Last week a space rock was caught skimming the edge of our planet over Europe before heading back out to space.
The rare “earth-grazing” meteoroid was caught by Global Meteor Network (GMN) cameras in the early morning hours of September 22.
Denis Vida from GMN and Western University in Ontario shared dramatic sky camera footage of the asteroid traversing the sky. It’s odd to watch the flaming chunk make it all the way across the field of view. Typical meteors are fleeting and even the most impressive fireballs flame out in under a few seconds.

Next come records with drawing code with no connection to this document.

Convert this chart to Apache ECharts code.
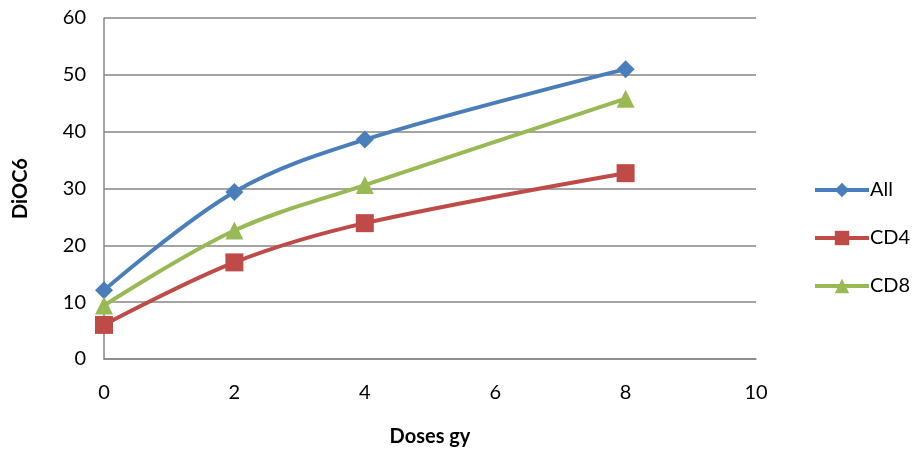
<!DOCTYPE html>
<html><head><meta charset="utf-8">
<script src="https://cdn.jsdelivr.net/npm/echarts@6/dist/echarts.min.js"></script>
<style>html,body{margin:0;padding:0;background:#fff}#c{width:919px;height:450px}</style>
</head><body><div id="c"></div>
<script>
const doses = [0, 2, 4, 8];
const allVals = [12.1, 29.4, 38.6, 51.0];
const cd4Vals = [6.0, 17.0, 23.9, 32.7];
const cd8Vals = [9.4, 22.6, 30.6, 45.8];
const seriesNames = ['All', 'CD4', 'CD8'];

const font = 'Lato, "Open Sans", sans-serif';
const pair = v => doses.map((d, i) => [d, v[i]]);
const chart = echarts.init(document.getElementById('c'));
const mk = (name, vals, color, symbol, size) => ({
  name, type: 'line', data: pair(vals), smooth: 0.35,
  symbol, symbolSize: size,
  lineStyle: { color, width: 4 },
  itemStyle: { color },
  emphasis: { disabled: true }
});
chart.setOption({
  animation: false,
  grid: { left: 104, right: 163, top: 18, bottom: 91, outerBoundsMode: 'none', containLabel: false },
  xAxis: {
    type: 'value', min: 0, max: 10, interval: 2,
    name: 'Doses gy', nameLocation: 'middle', nameGap: 68,
    nameTextStyle: { fontFamily: font, fontWeight: 'bold', fontSize: 20, color: '#000' },
    axisLine: { show: true, lineStyle: { color: '#868686', width: 1.5 } },
    axisTick: { show: false },
    splitLine: { show: false },
    axisLabel: { fontFamily: font, fontSize: 20, color: '#000', margin: 24 }
  },
  yAxis: {
    type: 'value', min: 0, max: 60, interval: 10,
    name: 'DiOC6', nameLocation: 'middle', nameGap: 73, nameRotate: 90,
    nameTextStyle: { fontFamily: font, fontWeight: 'bold', fontSize: 20, color: '#000' },
    axisLine: { show: true, lineStyle: { color: '#868686', width: 1.5 } },
    axisTick: { show: false },
    splitLine: { show: true, lineStyle: { color: '#868686', width: 1.5 } },
    axisLabel: { fontFamily: font, fontSize: 20, color: '#000', margin: 18 }
  },
  legend: {
    orient: 'vertical', left: 808, top: 175, itemGap: 28,
    itemWidth: 54, itemHeight: 18,
    lineStyle: { width: 4 },
    textStyle: { fontFamily: font, fontSize: 20, color: '#000', padding: [0, 0, 0, -4] },
    data: seriesNames
  },
  series: [
    mk(seriesNames[0], allVals, '#4A7EBB', 'diamond', 18),
    mk(seriesNames[1], cd4Vals, '#BE4B48', 'rect', 18),
    mk(seriesNames[2], cd8Vals, '#98B954', 'triangle', 18)
  ]
});
</script></body></html>
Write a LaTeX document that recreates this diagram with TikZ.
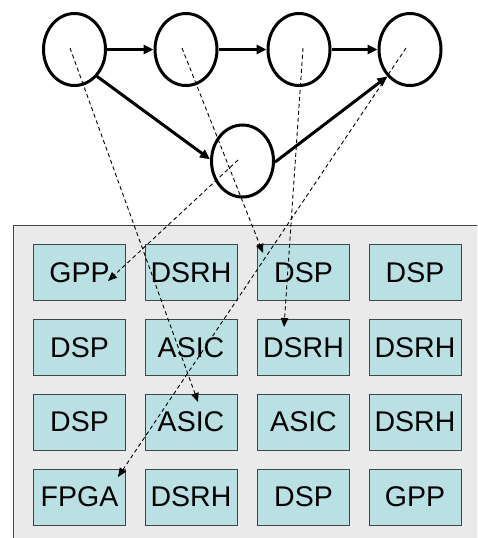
\documentclass[tikz,border=0pt]{standalone}
\usepackage{fontspec}
\setmainfont{Liberation Sans}
\usetikzlibrary{shapes.geometric,arrows.meta}
\definecolor{boxfill}{HTML}{B9E0E3}
\definecolor{panelfill}{HTML}{EAEAEA}
\definecolor{edgegray}{HTML}{454545}
\tikzset{
  task/.style={ellipse,draw=black,line width=3pt,inner sep=0pt,minimum width=62pt,minimum height=72pt},
  flow/.style={line width=3pt,-{Triangle[length=10pt,width=9pt]}},
  mapto/.style={line width=0.9pt,dash pattern=on 4pt off 3pt,-{Triangle[length=9pt,width=7.5pt]}},
  pe/.style={rectangle,draw=edgegray,line width=1pt,fill=boxfill,minimum width=92pt,minimum height=56pt,inner sep=0pt,font=\fontsize{28.5}{30}\selectfont},
  panel/.style={draw=edgegray,line width=1pt,fill=panelfill}
}
\begin{document}
\begin{tikzpicture}[x=1pt,y=-1pt]
\useasboundingbox (0,0) rectangle (477,538);
\clip (0,0) rectangle (477,538);
\draw[panel] (13,225) rectangle (500,560);
% processing elements
\node[pe] (b11) at (79.5,272.5) {GPP};
\node[pe] (b12) at (191,272.5) {DSRH};
\node[pe] (b13) at (303.5,272.5) {DSP};
\node[pe] (b14) at (415,272.5) {DSP};
\node[pe] (b21) at (79.5,347.5) {DSP};
\node[pe] (b22) at (191,347.5) {ASIC};
\node[pe] (b23) at (303.5,347.5) {DSRH};
\node[pe] (b24) at (415,347.5) {DSRH};
\node[pe] (b31) at (79.5,422) {DSP};
\node[pe] (b32) at (191,422) {ASIC};
\node[pe] (b33) at (303.5,422) {ASIC};
\node[pe] (b34) at (415,422) {DSRH};
\node[pe] (b41) at (79.5,497) {FPGA};
\node[pe] (b42) at (191,497) {DSRH};
\node[pe] (b43) at (303.5,497) {DSP};
\node[pe] (b44) at (415,497) {GPP};
% tasks
\node[task] (c1) at (74.5,49.5) {};
\node[task] (c2) at (186,49.5) {};
\node[task] (c3) at (299,49.5) {};
\node[task] (c4) at (410,49.5) {};
\node[task] (c5) at (242.5,161) {};
\draw[flow] (c1) -- (c2);
\draw[flow] (c2) -- (c3);
\draw[flow] (c3) -- (c4);
\draw[flow] (c1.-50) -- (c5.177);
\draw[flow] (c5.-2) -- (c4.230);
% mapping
\coordinate (s1) at (70,48);
\coordinate (s2) at (182,48);
\coordinate (s3) at (303,48);
\coordinate (s4) at (406,48);
\coordinate (s5) at (238,160);
\coordinate (t1) at ([shift={(7,-20)}]b32.center);
\coordinate (t2) at ([shift={(-40.5,-19.5)}]b13.center);
\coordinate (t3) at ([shift={(-19.5,-20.5)}]b23.center);
\coordinate (t4) at ([shift={(38.5,-20)}]b41.center);
\coordinate (t5) at ([shift={(28.5,8.5)}]b11.center);
\draw[mapto] (s1) -- (t1);
\draw[mapto] (s2) -- (t2);
\draw[mapto] (s3) -- (t3);
\draw[mapto] (s4) -- (t4);
\draw[mapto] (s5) -- (t5);
\end{tikzpicture}
\end{document}
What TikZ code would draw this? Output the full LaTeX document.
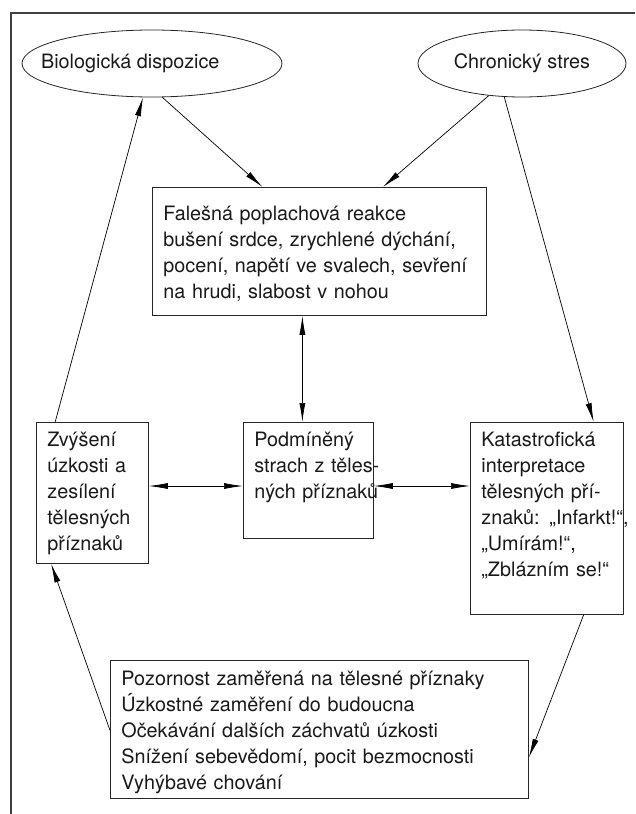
\documentclass[tikz,border=0pt]{standalone}
\usepackage{fontspec}
\setmainfont{TeX Gyre Heros}
\usepackage{xcolor}
\usepackage{tikz}
\usetikzlibrary{shapes.geometric, arrows.meta, positioning, calc}

\begin{document}
\begin{tikzpicture}[x=1pt, y=-1pt,
  font=\fontsize{19.8}{26}\selectfont,
  kruh/.style={draw=black!85, line width=0.8pt, ellipse, minimum height=67pt, inner sep=0pt, text=black!90},
  krabice/.style={draw=black!85, line width=0.8pt, rectangle, anchor=north west, align=left,
    inner xsep=11pt, inner ysep=0pt, text height=24pt, text=black!90},
  sipka/.style={line width=0.7pt, -{Latex[length=19pt,width=6pt]}},
  obe/.style={line width=0.7pt, {Latex[length=19pt,width=6pt]}-{Latex[length=19pt,width=6pt]}}]
\useasboundingbox (0,0) rectangle (635,814);

% Frame
\draw[black!75, line width=1.2pt] (635,13) -- (11,13) -- (11,814);

% Causes
\node[kruh, minimum width=260pt] (bio) at (152,63.5) {};
\node[anchor=west, text=black!90] (biotext) at ([xshift=16pt]bio.west) {Biologická dispozice};
\node[kruh, minimum width=208pt] (chron) at (522,63.5) {Chronický stres};

% Alarm reaction
\node[krabice, text width=312pt, text height=33pt, text depth=95pt] (falesna) at (152,187)
  {Falešná poplachová reakce\\ bušení srdce, zrychlené dýchání,\\ pocení, napětí ve svalech, sevření\\ na hrudi, slabost v nohou};

% Middle row
\node[krabice, text width=90pt, text depth=117pt] (zvyseni) at (36,422)
  {Zvýšení\\ úzkosti a\\ zesílení\\ tělesných\\ příznaků};
\node[krabice, text width=108pt, text depth=92pt] (strach) at (243,422)
  {Podmíněný\\ \mbox{strach z těles-}\\ \mbox{ných příznaků}};
\node[krabice, text width=131pt, text depth=168pt] (katastrofa) at (470,422)
  {Katastrofická\\ interpretace\\ tělesných pří-\\ \mbox{znaků: „Infarkt!“,}\\ „Umírám!“,\\ „Zblázním se!“};

% Consequences
\node[krabice, text width=396pt, text height=25pt, text depth=113pt] (pozornost) at (110,660)
  {Pozornost zaměřená na tělesné příznaky\\ Úzkostné zaměření do budoucna\\ Očekávání dalších záchvatů úzkosti\\ Snížení sebevědomí, pocit bezmocnosti\\ Vyhýbavé chování};

% Arrows
\draw[sipka] (bio.-73) -- ($(falesna.north west)!0.33!(falesna.north east)$);
\draw[sipka] (chron.-136) -- ($(falesna.north west)!0.69!(falesna.north east)$);
\draw[sipka] ($(zvyseni.north west)!0.17!(zvyseni.north east)$) -- (bio.-105);
\draw[sipka] (chron.-118) -- ($(katastrofa.north west)!0.804!(katastrofa.north east)$);
\coordinate (osa) at ($(strach.north west)!0.454!(strach.north east)$);
\draw[obe] (falesna.south -| osa) -- (osa);
\coordinate (stred) at ($(strach.north west)!0.548!(strach.south west)$);
\draw[obe] (zvyseni.east |- stred) -- (stred);
\draw[obe] (strach.east |- stred) -- (katastrofa.west |- stred);
\draw[sipka] ($(katastrofa.south west)!0.739!(katastrofa.south east)$) -- ($(pozornost.north east)!0.703!(pozornost.south east)$);
\draw[sipka] ($(pozornost.north west)!0.507!(pozornost.south west)$) -- ($(zvyseni.south west)!0.134!(zvyseni.south east)$);
\end{tikzpicture}
\end{document}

According to Vida, the meteor slipped into our upper atmosphere at a speed of 34.1 km/s, or over 76,000 miles per hour. Vida calculated it reached an altitude of 91 km or 56 miles before then heading back on its way to deep space.
The Royal Netherlands Meteorological Institute reported detecting “low-frequency inaudible sound from this event all over the Netherlands.”
“It took the sound wave 5 minutes to reach the Earth surface,” geophysicist Jelle Assink at the institute wrote on Twitter. “The waveforms suggest a high altitude meteor shock.”
The European Space Agency says that a meteoroid is typically a fragment of a comet or an asteroid, but Vida says he was unable to come up with a conclusive match to a parent body it may have broken off of.
“This lucky visitor… didn’t get low enough to completely burn up and managed to escape again, only grazing the edges of our planet’s protective gassy shield,” ESA wrote in a blog post.
The space agency estimates that, of the thousands of meteors observed near earth each year, only a handful are considered earth-grazers.